- **Provided data**:
━━━

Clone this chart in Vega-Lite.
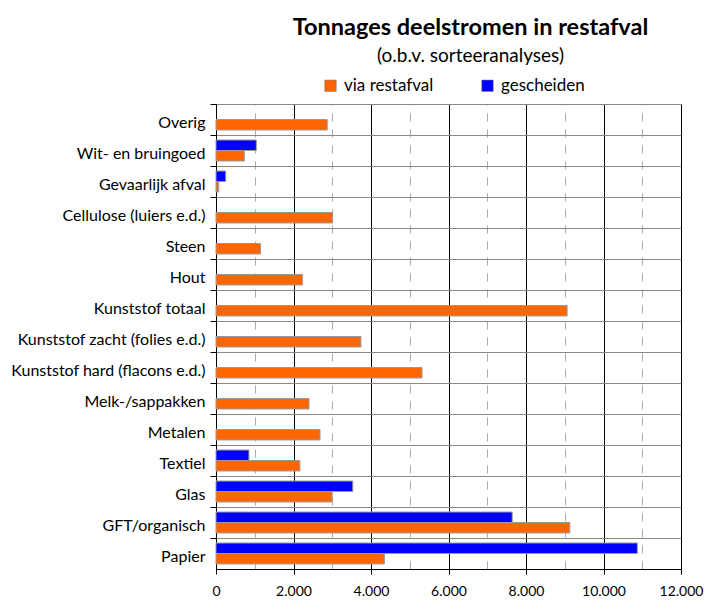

━━━

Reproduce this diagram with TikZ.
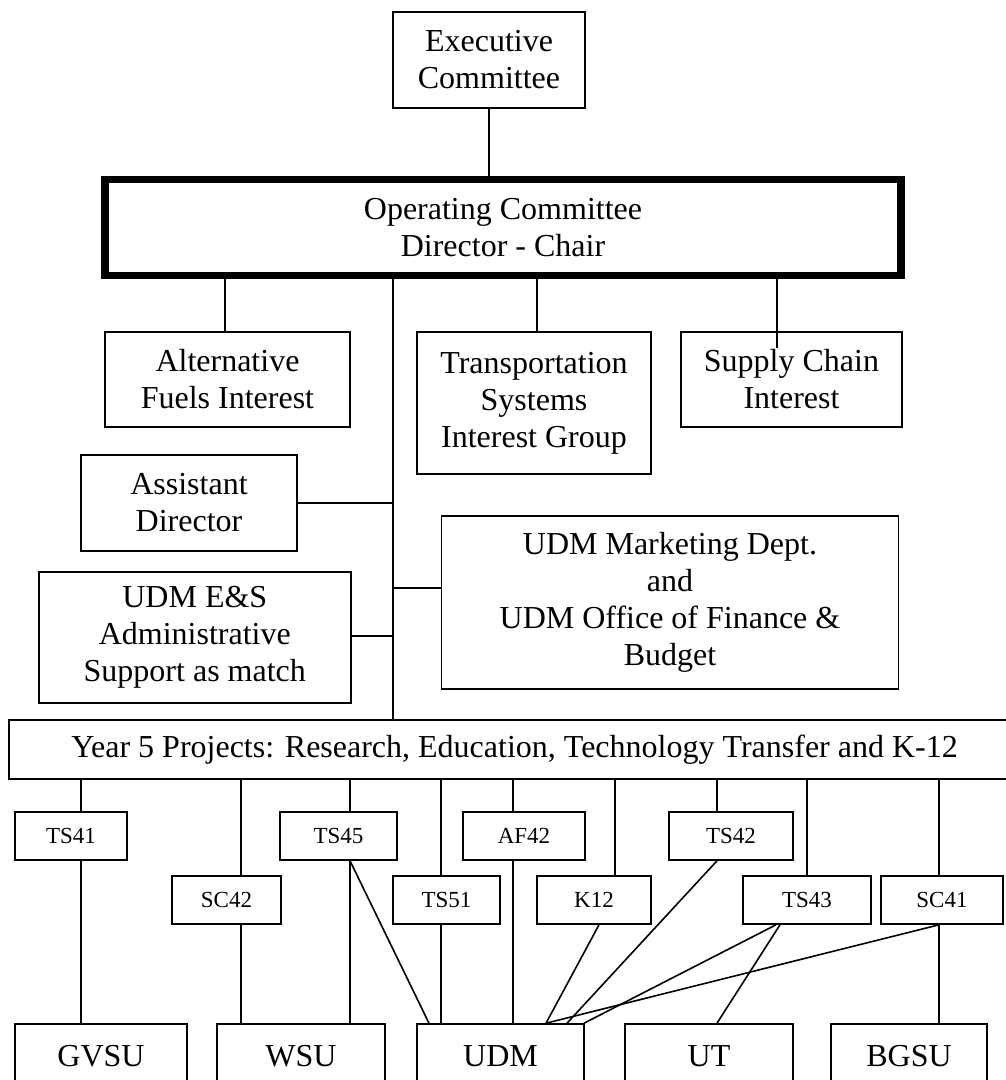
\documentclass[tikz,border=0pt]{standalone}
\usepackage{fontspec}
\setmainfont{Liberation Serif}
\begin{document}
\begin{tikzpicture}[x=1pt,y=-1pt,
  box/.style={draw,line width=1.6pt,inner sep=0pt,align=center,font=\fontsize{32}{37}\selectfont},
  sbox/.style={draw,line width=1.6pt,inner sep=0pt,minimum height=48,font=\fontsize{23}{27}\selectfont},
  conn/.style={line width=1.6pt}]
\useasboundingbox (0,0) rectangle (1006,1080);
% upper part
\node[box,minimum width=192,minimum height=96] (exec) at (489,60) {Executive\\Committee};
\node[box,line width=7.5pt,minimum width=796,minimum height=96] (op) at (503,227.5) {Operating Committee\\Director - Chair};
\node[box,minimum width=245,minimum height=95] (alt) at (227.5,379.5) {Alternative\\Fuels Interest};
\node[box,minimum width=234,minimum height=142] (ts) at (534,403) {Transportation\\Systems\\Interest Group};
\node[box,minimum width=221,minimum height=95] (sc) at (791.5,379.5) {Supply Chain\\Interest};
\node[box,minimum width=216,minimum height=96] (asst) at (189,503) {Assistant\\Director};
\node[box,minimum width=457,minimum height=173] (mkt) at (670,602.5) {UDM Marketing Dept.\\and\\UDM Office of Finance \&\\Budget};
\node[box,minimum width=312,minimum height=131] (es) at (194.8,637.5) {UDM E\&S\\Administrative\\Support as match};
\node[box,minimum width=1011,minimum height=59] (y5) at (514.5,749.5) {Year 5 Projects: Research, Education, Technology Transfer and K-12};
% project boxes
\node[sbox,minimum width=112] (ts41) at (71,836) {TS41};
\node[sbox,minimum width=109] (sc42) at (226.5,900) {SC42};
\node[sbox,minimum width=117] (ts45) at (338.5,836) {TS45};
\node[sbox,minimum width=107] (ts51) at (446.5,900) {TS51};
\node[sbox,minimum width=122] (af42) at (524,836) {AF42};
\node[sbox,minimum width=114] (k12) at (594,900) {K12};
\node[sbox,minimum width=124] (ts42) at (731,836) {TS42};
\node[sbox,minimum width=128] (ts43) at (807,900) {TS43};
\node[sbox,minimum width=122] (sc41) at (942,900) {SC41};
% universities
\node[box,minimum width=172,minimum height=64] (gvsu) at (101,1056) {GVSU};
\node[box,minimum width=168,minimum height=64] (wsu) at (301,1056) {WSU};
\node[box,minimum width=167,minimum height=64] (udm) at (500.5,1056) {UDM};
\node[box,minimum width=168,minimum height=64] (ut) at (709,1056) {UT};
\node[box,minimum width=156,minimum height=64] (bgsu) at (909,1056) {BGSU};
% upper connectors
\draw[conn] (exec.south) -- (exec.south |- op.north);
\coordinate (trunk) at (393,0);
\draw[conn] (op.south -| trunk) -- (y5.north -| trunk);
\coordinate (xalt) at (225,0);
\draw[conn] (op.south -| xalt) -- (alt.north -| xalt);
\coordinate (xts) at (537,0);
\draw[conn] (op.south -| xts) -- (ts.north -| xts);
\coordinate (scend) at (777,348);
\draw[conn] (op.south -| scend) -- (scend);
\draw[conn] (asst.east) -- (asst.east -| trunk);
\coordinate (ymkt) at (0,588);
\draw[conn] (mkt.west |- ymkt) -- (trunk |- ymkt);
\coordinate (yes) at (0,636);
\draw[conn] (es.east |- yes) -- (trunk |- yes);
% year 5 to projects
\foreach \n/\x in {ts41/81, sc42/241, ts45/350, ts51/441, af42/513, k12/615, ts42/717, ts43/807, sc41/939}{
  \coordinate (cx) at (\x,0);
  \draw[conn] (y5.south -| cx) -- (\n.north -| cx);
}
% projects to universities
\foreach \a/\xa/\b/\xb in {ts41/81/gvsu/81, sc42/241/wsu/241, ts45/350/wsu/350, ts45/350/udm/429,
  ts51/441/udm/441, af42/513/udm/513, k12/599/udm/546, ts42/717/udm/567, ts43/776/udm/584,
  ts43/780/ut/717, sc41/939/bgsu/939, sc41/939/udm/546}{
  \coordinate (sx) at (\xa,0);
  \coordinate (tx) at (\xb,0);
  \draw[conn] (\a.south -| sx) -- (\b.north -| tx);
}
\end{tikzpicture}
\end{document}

━━━

- **Written problem**: Among the lines of the data above, count those holding "this" and state only the number.

- **Complete output**: 2